From Opium War of 1840 up to the founding of New China in 1949, China had been a victim of foreign aggression, plundering and internal strife which bears the sad name of “a hundred years of humiliation”. It is from such deep-scarred memories that China comes to the realization that without sovereignty, national security and economic strength, China will not be able to enjoy peace and development, not to speak of fulfilling her special responsibility of maintaining world peace and security under “The United Nation Charter”.
It is certainly not power politics. A strong China both politically and economically is a force for global peace. Chinese leaders for several generations have pledged to the world that China will never ever be a hegemonic power with expansionist ambitions seeking her own sphere of influence. At the same time, nobody should ever expect China to swallow the bitter fruit of any detriment to her sovereignty and national security. It will be a huge strategic mistake for any country to underestimate China’s determination in this regard.
Third, it is China’s pronounced pursuit to build a network of global partnership to pave the way for a community of nations with common interests and common destiny.
As repeatedly emphasized by President Xi, humankind has been living in the same “global village” with increasing interdependence which necessitates establishing a network of global partners based on equality, cooperation and mutual benefit.
The idea of global partnership is both a continuation and innovation of non-alignment that provides a new structure for global security and international order in sharp contrast to the existing security order based on bilateral and multilateral military alliances.
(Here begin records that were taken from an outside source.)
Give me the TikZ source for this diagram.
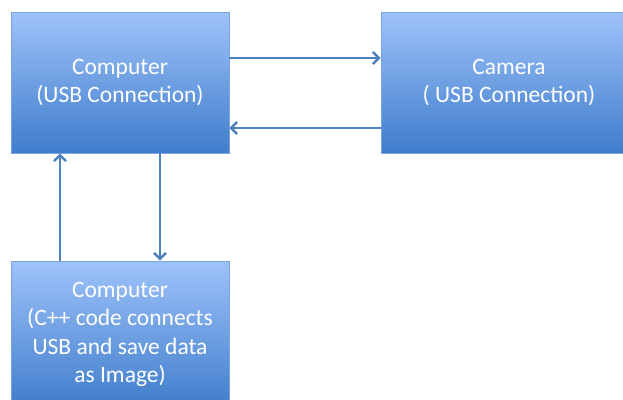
\documentclass[tikz,border=0pt]{standalone}
\usepackage{fontspec}
\setmainfont{Carlito}
\usetikzlibrary{arrows.meta}
\definecolor{topblue}{HTML}{9EC2FA}
\definecolor{botblue}{HTML}{3F7DCB}
\definecolor{edgeblue}{HTML}{7BA3DD}
\definecolor{arrowblue}{HTML}{4F81BD}
\begin{document}
\begin{tikzpicture}[x=1pt,y=-1pt,
  blockbox/.style={draw=edgeblue, line width=0.8pt, top color=topblue, bottom color=botblue,
    minimum width=#1, text=white, align=center, inner sep=0pt,
    font=\fontsize{23.5}{28.5}\selectfont},
  conn/.style={draw=arrowblue, line width=2.5pt, -{Straight Barb[length=6pt,width=12pt,line width=2.5pt]}}
]
\useasboundingbox (0,0) rectangle (623,399);
\clip (0,0) rectangle (623,399);
\node[blockbox=218pt, minimum height=141pt] (b1) at (120,82.5) {Computer\\(USB Connection)};
\node[blockbox=256pt, minimum height=141pt] (b2) at (509,82.5) {Camera\\( USB Connection)};
\node[blockbox=218pt, minimum height=147pt] (b3) at (120,334.5) {Computer\\(C++ code connects\\USB and save data\\as Image)};
\draw[conn] ([yshift=24.5pt]b1.east) -- ([yshift=24.5pt]b2.west);
\draw[conn] ([yshift=-45.5pt]b2.west) -- ([yshift=-45.5pt]b1.east);
\draw[conn] ([xshift=-60pt]b3.north) -- ([xshift=-60pt]b1.south);
\draw[conn] ([xshift=40pt]b1.south) -- ([xshift=40pt]b3.north);
\end{tikzpicture}
\end{document}
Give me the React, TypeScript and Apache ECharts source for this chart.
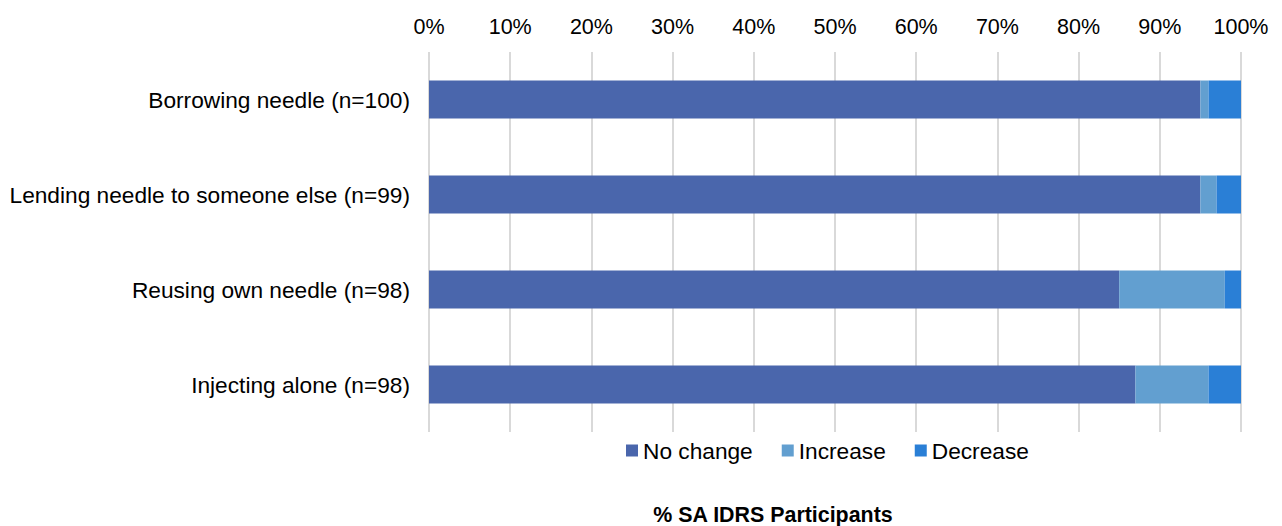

China’s pursuit of global partnership should not be misperceived as an effort by China to overthrow the current international system and global governance architecture.
Fourth, China’s diplomacy is oriented towards maintaining the current international order and global governance system shaped by the end of WWII and consolidated in the last seven decades. Therefore China is determined to safeguard basic principles and purposes of “The UN Charter” and the UN system, to promote a free and open global trade and investment regime, to reform and perfect global governance system including international economic and financial setups.
President Xi points out that China favors building new international relations based on a win-win approach through cooperation. For that purpose China will persist in opening up both to developed and developing countries. With the collapse of economic neo-liberalism and “Washington Consensus”, the world is searching for new model of economic growth and international cooperation.
In that context, China stands out in her economic growth model and new ideas for global governance that have attracted attention from many countries. China’s proposal to build the new Silk Road (One Belt & One Road Initiative) and her successful hosting of G20 Summit recently are two examples worth mentioning.
Fifth, China proposed the idea of building “the new type of big power relations” based on the principle of no-confrontation, no-conflict, mutual respect and win-win through cooperation. This proposal also applies to China’s relations with other major powers.
The Sino-US relationship is the most important one in today’s world because they are the two biggest economies as well as the most influential nations in geo-political terms. A good and stable bilateral relationship will not only benefit China and the US but also the world as a whole. It will in a way determine the future of the world we live in. Should the two nations fall into “the Thucydides Trap” either by default or pulled into it by a “third party”, it would be really tragic for both nations and for the rest of the world.
From the above we are reassured that the strategy of peace and development is the right choice by China as well as in the best interest of the world.